Synchronization Patterns • Counting SemaphoresMedium⏱️ ~2 min
What is a Counting Semaphore?
Definition
A counting semaphore is a semaphore initialized to a value greater than 1. It tracks a count of available resources, allowing that many threads to proceed concurrently.
Beyond Binary
A binary semaphore (mutex) has values 0 or 1. One thread at a time. But what if you have 5 database connections? 10 licenses? 3 printers? You need to track a count, not just locked/unlocked.
The Parking Lot Analogy
A parking lot has 50 spaces. The sign at the entrance shows available spots. Car enters: count decreases. Car leaves: count increases. When count hits 0, the gate blocks new cars. This is exactly a counting semaphore.

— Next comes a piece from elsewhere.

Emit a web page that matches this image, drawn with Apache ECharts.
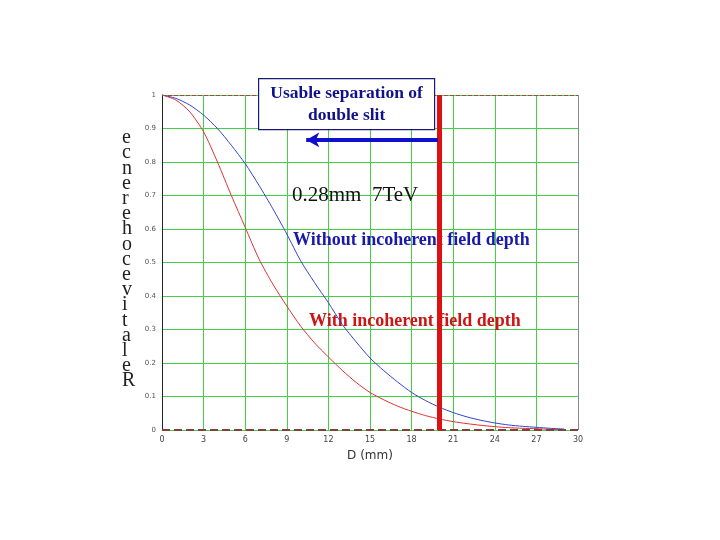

Counting Semaphore: N Resources Available
How It Works
Initialize semaphore to N (number of resources). Thread calls wait(): if value > 0, decrement and proceed; if value is 0, block. Thread calls signal(): increment value, wake one blocked thread if any.
The value represents: How many more threads can acquire a resource right now without blocking.
Key Distinction: A mutex is a counting semaphore with N=1. Counting semaphores generalize mutexes to manage multiple identical resources.
💡 Key Takeaways
✓Counting semaphore is initialized to N > 1. Tracks N available resources, allows N concurrent threads.
✓Value represents available slots. Positive means room. Zero means all resources taken, new threads block.
✓wait() decrements: if positive, proceed; if zero, block. signal() increments and wakes a waiting thread.
✓Mutex is a counting semaphore with N=1. Counting semaphores generalize to multiple resources.
✓Use for: connection pools, license management, rate limiting, bounded queues, resource allocation.
📌 Examples
1Connection pool: 10 database connections. Semaphore initialized to 10. Each query waits, uses connection, signals when done.
2License server: Software has 5 floating licenses. Semaphore tracks available. User 6 blocks until someone releases.
3Print queue: 3 printers available. Jobs wait on semaphore. When printer finishes, it signals to release next job.